On the second subject (parishes and people) I agree with the observation that in some parishes there are individuals who “run the show”, over years and decades - and cause great harm. Of course, the obvious response is to “do something about it”. Well, I did! I joined the Liturgy Committee for eight years, as well as other Parish work (reading, commentating, gardening, choir) and it turned out to be a complete waste of time. It’s very easy for a clique of determined women to control any committee. They talk and talk and talk about the stuff they are interested in, and if anyone tries to raise a different point, such as “The GIRM says…”, they just gang up on that individual (subtly) and talk over them. Unfortunately the priests in this time had little interest in liturgical directives, and also wanted “creative” liturgies. I have two male friends who have attended these meetings and have the same observations. I stuck around for years longer than they did - and regret it. A waste of time.
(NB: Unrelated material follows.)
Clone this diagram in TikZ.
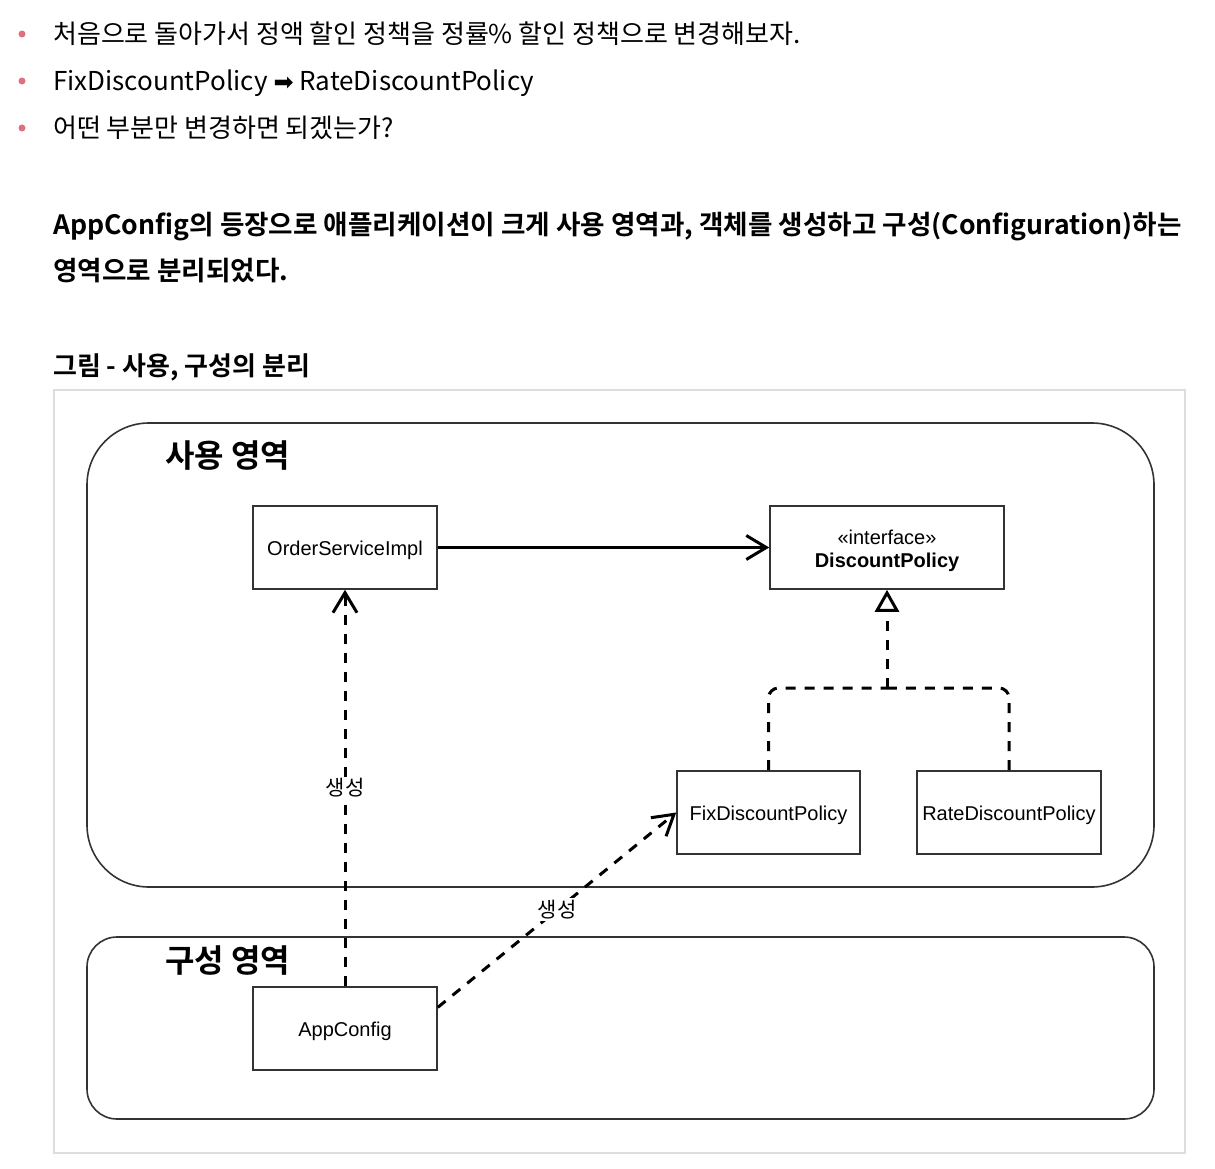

This was discussed about a year ago at some length in CAF, and several people reported similar experiences to mine (I didn’t start the thread - I just responded as here). The thread has been removed.

I am very surprised to find that the thread has been removed, and only discovered this when I tried to find it a few moments ago. It was a great thread, about real issues which we see repeatedly in CAF, with some first hand reports of real liturgy committees, without names (of course). The thread wasn’t particularly long, and the discussion wasn’t acrimonious.


It’s not all that simple. I agree that many (at least in my parish) won’t even consider serving in a liturgical ministry, but that’s almost exclusively because they (or a loved one) has been burned before by the people in charge.

There’s also the issue of being rejected by those in charge. Even though the parish (through its bulletin) begs for new ministers, most of the few that actually step forward anymore are quietly/politically rejected by those in charge if they do not meet the desires of those in charge. Being highly educated, non-political, popular, etc. almost assure rejection by the insiders.

That’s why the “so why don’t you get involved!?!” comments are amusing at times.

I didn’t have the courage to say this being new here and all, but I sure appreciate not being the only person to notice this sort of stuff! At my parish one wouldn’t even be able to join the liturgy committee unless they were “favored” and “brought in” by existing members. The infighting among the existing members is hideous to boot. It’s just a nasty situation.

At the risk of being attacked here, the sort of behavior you describe by women at least in my parish, seems to me to be a product of craving power within the context of the liturgy in light of a male-only priesthood/diaconate. That reality would NEVER be openly and honestly discussed at my parish. Very taboo. Very non-PC. Not talking about this in my opinion, does damage to parishes.

What’s really interesting at my parish is that such odious behavior over a great many years has really taken a toll to even the most casual observer. No one willing to step-up to join liturgical ministries. Those in charge are clearly not respected by the average person in the pews anymore either.

I wish that old thread was still around.

I think it can have a huge impact. In some cases, it’s a family with children that stops going. The children never get the proper Catholic education that they should have gotten and so aren’t active members as adults.